--- BEGIN ---
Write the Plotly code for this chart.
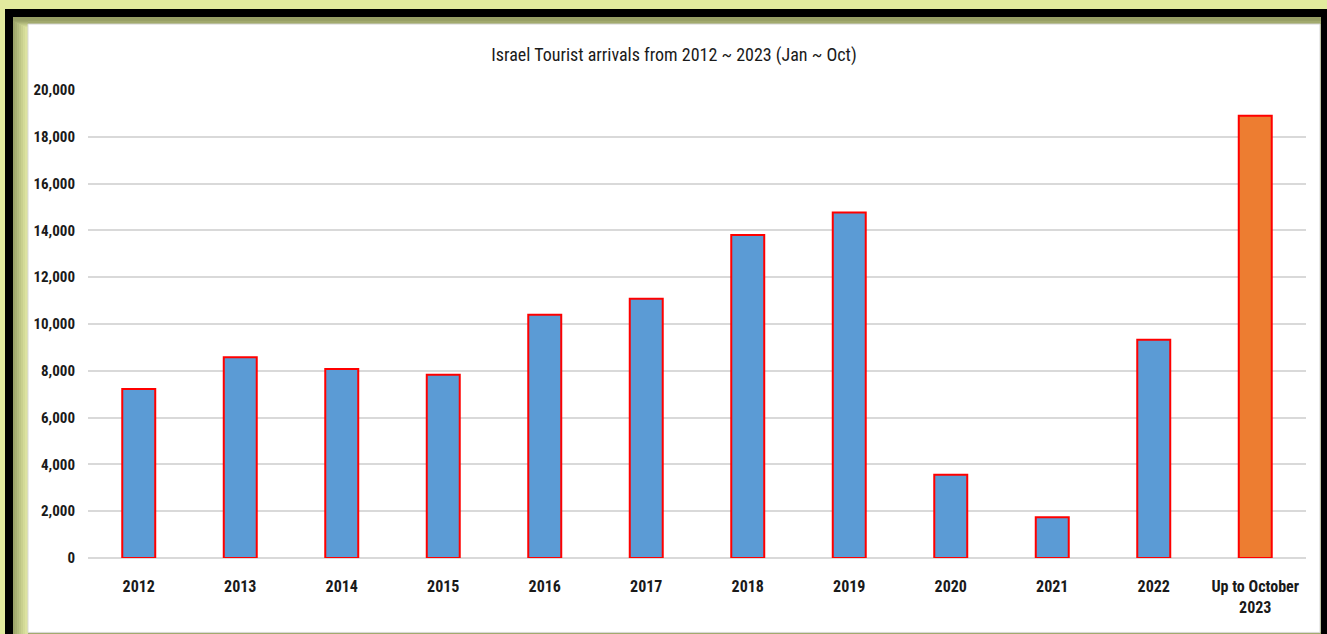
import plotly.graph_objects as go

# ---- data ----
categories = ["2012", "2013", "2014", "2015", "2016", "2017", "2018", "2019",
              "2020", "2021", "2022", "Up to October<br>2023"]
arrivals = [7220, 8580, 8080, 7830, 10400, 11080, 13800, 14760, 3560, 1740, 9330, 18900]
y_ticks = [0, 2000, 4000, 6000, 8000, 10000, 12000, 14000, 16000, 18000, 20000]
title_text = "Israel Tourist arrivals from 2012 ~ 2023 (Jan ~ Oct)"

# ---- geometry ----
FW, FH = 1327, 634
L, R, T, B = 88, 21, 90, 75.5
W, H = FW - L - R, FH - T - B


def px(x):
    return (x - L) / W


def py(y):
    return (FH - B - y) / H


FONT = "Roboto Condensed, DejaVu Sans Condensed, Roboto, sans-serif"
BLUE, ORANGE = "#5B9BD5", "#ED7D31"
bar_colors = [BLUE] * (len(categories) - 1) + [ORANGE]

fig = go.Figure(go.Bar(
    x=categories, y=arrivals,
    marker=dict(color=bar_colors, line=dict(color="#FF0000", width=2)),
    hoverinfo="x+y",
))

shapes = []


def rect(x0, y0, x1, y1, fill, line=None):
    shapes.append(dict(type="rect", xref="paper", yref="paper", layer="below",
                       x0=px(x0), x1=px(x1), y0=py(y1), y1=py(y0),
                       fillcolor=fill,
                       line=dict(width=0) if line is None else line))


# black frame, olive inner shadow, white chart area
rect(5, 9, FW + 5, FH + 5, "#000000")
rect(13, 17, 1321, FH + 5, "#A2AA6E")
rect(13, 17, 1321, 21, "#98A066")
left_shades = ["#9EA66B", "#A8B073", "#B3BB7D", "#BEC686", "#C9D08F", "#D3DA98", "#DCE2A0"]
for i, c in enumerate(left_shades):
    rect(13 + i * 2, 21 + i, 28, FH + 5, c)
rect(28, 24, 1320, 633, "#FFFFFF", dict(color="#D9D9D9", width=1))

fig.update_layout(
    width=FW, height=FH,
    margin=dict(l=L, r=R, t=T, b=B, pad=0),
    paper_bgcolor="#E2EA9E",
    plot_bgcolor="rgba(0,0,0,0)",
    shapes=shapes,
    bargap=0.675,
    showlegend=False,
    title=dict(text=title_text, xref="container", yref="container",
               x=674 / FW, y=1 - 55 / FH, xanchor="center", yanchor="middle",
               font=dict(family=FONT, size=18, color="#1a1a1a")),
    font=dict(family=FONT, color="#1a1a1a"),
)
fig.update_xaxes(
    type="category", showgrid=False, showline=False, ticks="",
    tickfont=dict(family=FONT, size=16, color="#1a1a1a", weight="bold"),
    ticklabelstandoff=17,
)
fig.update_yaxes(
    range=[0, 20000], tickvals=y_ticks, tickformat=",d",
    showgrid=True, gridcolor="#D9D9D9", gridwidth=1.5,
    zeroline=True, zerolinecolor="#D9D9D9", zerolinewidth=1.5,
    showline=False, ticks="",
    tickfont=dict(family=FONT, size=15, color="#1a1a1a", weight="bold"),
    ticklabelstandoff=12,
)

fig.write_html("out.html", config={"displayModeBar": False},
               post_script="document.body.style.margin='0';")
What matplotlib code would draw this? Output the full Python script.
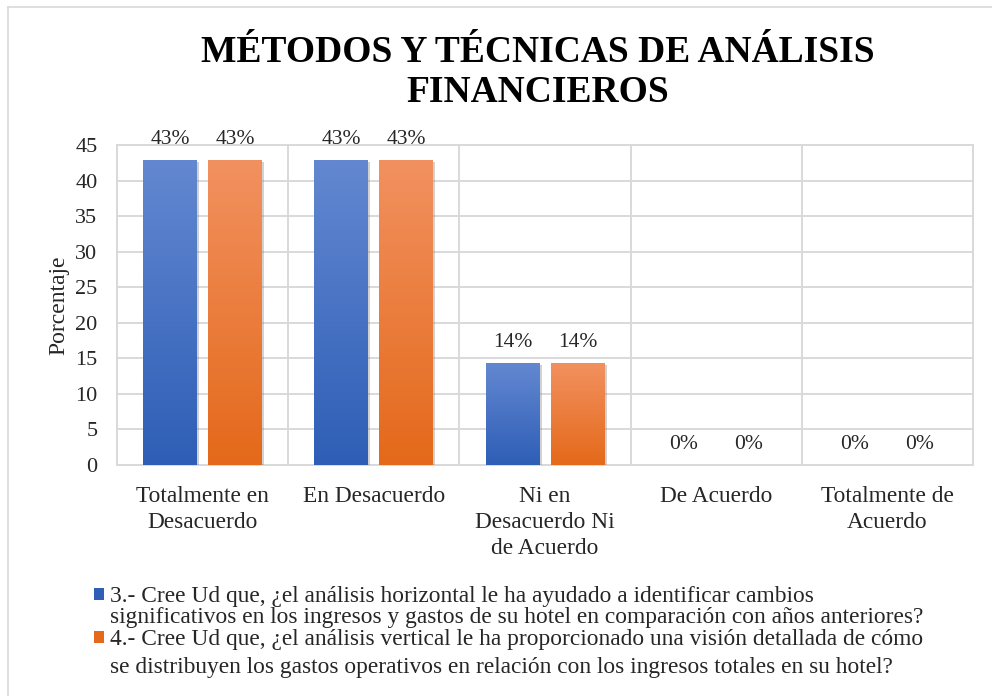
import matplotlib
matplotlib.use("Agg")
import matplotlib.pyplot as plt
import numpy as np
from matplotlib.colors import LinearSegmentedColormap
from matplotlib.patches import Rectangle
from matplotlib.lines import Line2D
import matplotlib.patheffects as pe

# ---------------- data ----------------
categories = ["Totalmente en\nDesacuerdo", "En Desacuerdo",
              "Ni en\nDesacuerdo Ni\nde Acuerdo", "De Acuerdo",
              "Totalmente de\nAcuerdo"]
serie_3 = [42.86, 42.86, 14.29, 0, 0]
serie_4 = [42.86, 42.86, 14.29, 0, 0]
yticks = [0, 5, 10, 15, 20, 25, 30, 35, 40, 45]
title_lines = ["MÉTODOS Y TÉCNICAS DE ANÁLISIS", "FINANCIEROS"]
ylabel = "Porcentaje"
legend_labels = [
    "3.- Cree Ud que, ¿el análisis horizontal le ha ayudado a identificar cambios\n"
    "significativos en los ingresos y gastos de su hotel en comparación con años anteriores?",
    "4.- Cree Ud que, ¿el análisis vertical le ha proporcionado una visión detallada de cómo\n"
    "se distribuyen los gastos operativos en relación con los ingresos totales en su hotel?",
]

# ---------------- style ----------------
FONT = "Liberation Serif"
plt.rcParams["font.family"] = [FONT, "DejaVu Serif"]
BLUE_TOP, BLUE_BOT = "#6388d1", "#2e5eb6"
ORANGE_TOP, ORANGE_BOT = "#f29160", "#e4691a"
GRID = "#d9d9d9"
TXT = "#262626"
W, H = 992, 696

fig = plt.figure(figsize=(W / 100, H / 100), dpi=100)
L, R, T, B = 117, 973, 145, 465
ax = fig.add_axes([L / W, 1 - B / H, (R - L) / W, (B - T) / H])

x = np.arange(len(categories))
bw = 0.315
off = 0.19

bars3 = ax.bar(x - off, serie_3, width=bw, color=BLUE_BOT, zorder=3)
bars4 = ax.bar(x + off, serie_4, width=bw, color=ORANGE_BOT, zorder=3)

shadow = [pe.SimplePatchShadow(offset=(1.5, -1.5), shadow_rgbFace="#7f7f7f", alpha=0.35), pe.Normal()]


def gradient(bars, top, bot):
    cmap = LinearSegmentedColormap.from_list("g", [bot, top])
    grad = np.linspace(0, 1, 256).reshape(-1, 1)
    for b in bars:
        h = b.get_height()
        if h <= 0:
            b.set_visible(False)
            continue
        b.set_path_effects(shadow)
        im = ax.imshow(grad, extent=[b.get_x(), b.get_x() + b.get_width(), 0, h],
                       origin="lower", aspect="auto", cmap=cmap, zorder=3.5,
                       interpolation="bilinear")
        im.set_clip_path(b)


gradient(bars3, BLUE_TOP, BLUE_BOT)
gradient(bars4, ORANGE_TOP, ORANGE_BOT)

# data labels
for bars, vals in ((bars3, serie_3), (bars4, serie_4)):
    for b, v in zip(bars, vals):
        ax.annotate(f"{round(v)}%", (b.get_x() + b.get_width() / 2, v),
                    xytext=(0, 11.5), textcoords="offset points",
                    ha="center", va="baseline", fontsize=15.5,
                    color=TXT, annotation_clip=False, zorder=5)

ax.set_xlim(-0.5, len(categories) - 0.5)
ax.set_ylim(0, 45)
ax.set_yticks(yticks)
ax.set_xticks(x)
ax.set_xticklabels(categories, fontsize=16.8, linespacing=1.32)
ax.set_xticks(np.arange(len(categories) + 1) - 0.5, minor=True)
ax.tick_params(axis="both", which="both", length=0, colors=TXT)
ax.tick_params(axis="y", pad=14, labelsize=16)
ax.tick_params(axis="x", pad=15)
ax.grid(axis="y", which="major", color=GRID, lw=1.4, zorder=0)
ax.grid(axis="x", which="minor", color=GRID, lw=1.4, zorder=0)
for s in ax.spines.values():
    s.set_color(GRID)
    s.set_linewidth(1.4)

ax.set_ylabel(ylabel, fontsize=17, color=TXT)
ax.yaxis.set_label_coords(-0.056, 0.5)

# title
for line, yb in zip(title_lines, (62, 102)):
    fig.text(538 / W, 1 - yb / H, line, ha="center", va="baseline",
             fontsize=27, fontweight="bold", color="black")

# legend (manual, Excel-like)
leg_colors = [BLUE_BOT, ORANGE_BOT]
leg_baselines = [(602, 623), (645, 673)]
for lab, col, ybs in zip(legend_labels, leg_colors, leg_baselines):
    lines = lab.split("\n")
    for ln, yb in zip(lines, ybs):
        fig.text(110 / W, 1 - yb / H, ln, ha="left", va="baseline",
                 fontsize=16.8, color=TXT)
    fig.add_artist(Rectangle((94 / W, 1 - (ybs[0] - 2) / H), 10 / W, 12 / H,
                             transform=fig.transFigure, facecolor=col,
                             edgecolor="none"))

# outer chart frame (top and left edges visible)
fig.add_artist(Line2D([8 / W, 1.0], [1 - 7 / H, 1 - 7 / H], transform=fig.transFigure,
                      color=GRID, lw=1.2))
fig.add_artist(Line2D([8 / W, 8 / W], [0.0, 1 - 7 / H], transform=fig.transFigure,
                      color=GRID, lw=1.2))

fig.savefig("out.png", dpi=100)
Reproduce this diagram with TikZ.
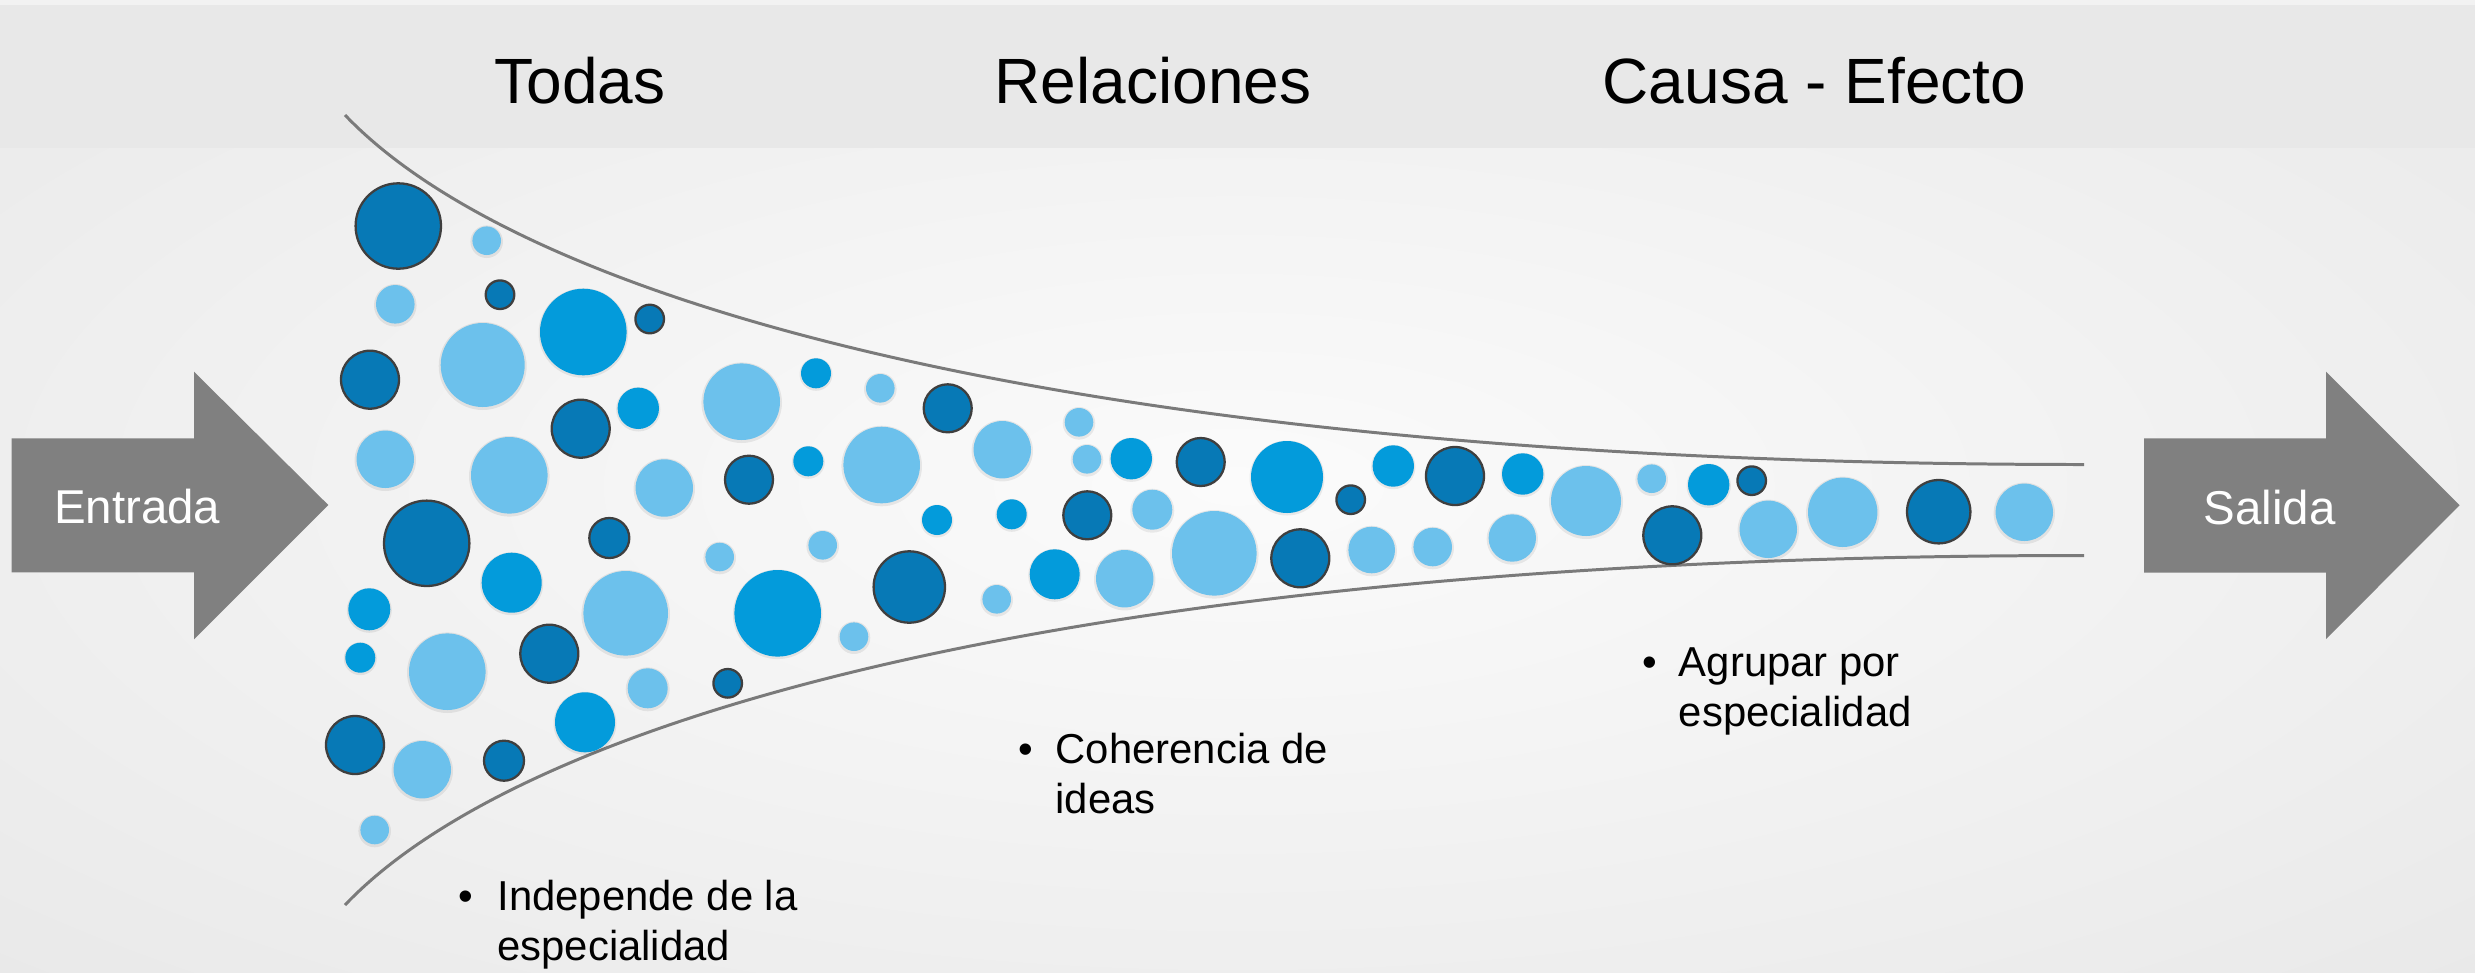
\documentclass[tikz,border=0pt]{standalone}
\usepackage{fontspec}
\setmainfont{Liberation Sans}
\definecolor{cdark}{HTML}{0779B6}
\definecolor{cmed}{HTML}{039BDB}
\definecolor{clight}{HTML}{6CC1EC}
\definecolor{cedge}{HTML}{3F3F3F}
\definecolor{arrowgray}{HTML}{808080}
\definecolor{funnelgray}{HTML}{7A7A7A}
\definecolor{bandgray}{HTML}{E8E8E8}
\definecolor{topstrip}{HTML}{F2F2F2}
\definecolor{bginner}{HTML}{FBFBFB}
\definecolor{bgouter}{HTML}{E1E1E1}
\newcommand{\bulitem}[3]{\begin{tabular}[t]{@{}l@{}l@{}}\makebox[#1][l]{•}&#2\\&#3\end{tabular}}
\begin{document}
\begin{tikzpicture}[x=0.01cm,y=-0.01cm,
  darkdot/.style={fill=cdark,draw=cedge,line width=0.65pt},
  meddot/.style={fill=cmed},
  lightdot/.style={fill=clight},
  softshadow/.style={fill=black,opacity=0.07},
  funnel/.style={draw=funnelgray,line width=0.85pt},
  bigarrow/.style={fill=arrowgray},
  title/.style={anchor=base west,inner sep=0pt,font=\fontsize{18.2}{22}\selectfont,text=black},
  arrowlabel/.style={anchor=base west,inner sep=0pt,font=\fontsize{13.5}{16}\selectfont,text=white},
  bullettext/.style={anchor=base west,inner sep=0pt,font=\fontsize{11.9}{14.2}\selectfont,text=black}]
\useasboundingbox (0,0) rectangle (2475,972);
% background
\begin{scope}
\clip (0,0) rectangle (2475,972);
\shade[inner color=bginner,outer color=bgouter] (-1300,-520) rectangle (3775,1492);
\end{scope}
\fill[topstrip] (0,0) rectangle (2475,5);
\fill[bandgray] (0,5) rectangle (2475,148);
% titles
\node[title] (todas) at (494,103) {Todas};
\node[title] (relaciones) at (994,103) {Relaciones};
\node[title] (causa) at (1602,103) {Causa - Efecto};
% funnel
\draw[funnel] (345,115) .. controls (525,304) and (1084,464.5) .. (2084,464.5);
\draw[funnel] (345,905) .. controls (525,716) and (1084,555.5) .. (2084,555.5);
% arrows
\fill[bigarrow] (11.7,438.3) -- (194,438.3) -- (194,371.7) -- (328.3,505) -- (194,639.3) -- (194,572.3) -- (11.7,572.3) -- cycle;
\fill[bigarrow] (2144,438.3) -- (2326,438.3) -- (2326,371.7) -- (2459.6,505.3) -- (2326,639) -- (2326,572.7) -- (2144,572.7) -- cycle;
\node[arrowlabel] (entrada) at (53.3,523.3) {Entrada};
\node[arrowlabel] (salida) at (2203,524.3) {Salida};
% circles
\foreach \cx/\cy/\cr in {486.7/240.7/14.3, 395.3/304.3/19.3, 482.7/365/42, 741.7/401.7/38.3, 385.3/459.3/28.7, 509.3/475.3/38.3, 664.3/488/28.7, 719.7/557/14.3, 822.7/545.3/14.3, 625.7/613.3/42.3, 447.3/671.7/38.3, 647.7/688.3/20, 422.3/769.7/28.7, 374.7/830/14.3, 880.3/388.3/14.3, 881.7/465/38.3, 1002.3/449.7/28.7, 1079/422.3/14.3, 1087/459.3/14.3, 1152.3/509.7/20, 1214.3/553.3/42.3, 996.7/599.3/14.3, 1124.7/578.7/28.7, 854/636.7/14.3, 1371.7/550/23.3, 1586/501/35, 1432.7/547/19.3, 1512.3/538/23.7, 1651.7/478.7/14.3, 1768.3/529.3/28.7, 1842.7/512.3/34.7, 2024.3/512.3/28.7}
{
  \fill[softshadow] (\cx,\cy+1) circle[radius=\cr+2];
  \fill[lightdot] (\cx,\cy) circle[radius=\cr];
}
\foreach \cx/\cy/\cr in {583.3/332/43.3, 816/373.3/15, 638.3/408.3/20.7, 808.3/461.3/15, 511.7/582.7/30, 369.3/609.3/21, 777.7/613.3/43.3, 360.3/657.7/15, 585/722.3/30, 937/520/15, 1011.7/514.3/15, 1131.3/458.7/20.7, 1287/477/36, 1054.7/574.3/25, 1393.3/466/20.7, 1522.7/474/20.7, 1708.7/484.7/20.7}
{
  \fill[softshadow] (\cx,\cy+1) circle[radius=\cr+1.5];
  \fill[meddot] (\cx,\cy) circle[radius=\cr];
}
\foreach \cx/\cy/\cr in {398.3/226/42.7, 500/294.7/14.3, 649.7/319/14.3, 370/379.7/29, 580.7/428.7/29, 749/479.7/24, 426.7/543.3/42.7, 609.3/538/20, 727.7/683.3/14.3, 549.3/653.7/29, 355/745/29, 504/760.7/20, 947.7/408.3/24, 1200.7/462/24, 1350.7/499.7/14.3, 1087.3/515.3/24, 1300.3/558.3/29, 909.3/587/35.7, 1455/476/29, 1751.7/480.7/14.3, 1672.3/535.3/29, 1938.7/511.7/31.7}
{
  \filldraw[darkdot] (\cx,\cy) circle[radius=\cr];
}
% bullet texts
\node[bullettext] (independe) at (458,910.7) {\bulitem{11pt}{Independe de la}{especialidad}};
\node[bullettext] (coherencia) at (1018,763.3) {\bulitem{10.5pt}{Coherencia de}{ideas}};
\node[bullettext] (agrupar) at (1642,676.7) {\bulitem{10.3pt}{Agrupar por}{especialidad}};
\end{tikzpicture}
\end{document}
--- END ---
### [Exercise]
Only the lines from the start of the entries above to the line containing "import plotly.graph_objects as go" are to be given again, exactly and with both ends included; pictures are excluded.

### [Written answer]
Write the Plotly code for this chart.
import plotly.graph_objects as go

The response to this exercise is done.